--- BEGIN ---

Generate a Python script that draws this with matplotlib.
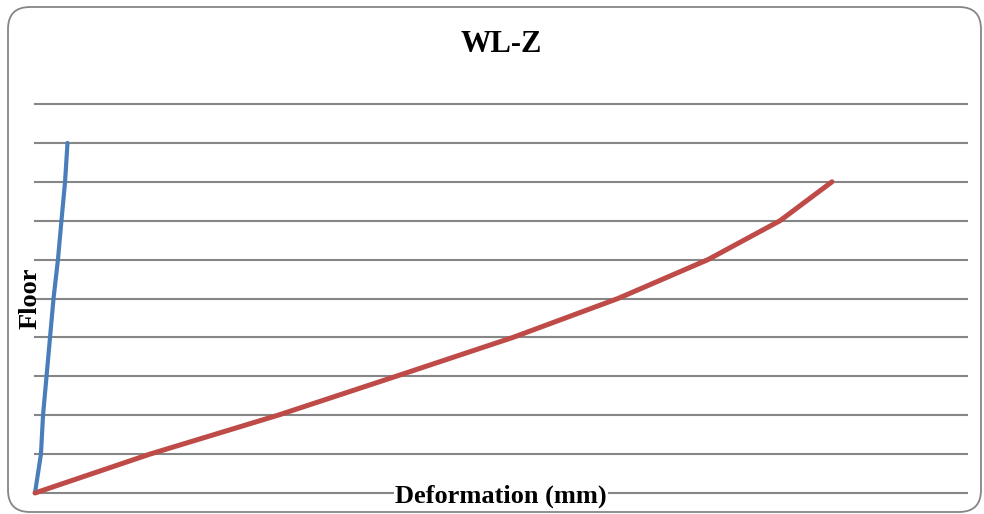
import matplotlib
matplotlib.use("Agg")
import matplotlib.pyplot as plt
from matplotlib.patches import FancyBboxPatch
from matplotlib.transforms import IdentityTransform

# floors and deformations (mm)
floors_blue = [0, 1, 2, 3, 4, 5, 6, 7, 8, 9]
defo_blue = [0.0, 0.51, 0.69, 0.99, 1.29, 1.59, 1.97, 2.27, 2.58, 2.79]
floors_red = [0, 1, 2, 3, 4, 5, 6, 7, 8]
defo_red = [0.0, 9.87, 20.86, 30.99, 41.03, 50.04, 57.77, 63.95, 68.41]
x_max = 80
y_max = 10

W, H = 984, 514
fig = plt.figure(figsize=(W / 100, H / 100), dpi=100)
ax = fig.add_axes([35 / W, 1 - 493 / H, (967 - 35) / W, (493 - 104) / H])

ax.plot(defo_blue, floors_blue, color='#4A7EBB', lw=3.0, clip_on=False,
        solid_capstyle='round', zorder=3)
ax.plot(defo_red, floors_red, color='#BE4B48', lw=3.6, clip_on=False,
        solid_capstyle='round', zorder=3)

ax.set_xlim(0, x_max)
ax.set_ylim(0, y_max)
ax.set_yticks(range(0, y_max + 1))
ax.set_xticks([])
ax.tick_params(length=0, labelleft=False)
ax.grid(axis='y', color='#868686', lw=1.5)
for gl in ax.get_ygridlines():
    gl.set_clip_on(False)
ax.set_axisbelow(True)
for s in ax.spines.values():
    s.set_visible(False)

serif = 'Liberation Serif'
fig.text(501 / W, 1 - 45 / H, 'WL-Z', ha='center', va='center',
         fontsize=22, fontweight='bold', family=serif)
fig.text(501 / W, 1 - 496 / H, 'Deformation (mm)', ha='center', va='center',
         fontsize=19, fontweight='bold', family=serif, zorder=5,
         bbox=dict(facecolor='white', edgecolor='none', pad=1))
fig.text(30 / W, 1 - 298 / H, 'Floor', ha='center', va='center', rotation=90,
         fontsize=19, fontweight='bold', family=serif)

border = FancyBboxPatch((8, 2), 973, 505, boxstyle='round,pad=0,rounding_size=22',
                        transform=IdentityTransform(), facecolor='none',
                        edgecolor='#868686', lw=1.3)
fig.patches.append(border)

fig.savefig('out.png', dpi=100)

--- END ---

### EXERCISE TASK
Leave the pictures out and reproduce exactly the lines from the top of the listing above through the line with "from matplotlib.transforms import".

### WRITTEN SOLUTION
Generate a Python script that draws this with matplotlib.
import matplotlib
matplotlib.use("Agg")
import matplotlib.pyplot as plt
from matplotlib.patches import FancyBboxPatch
from matplotlib.transforms import IdentityTransform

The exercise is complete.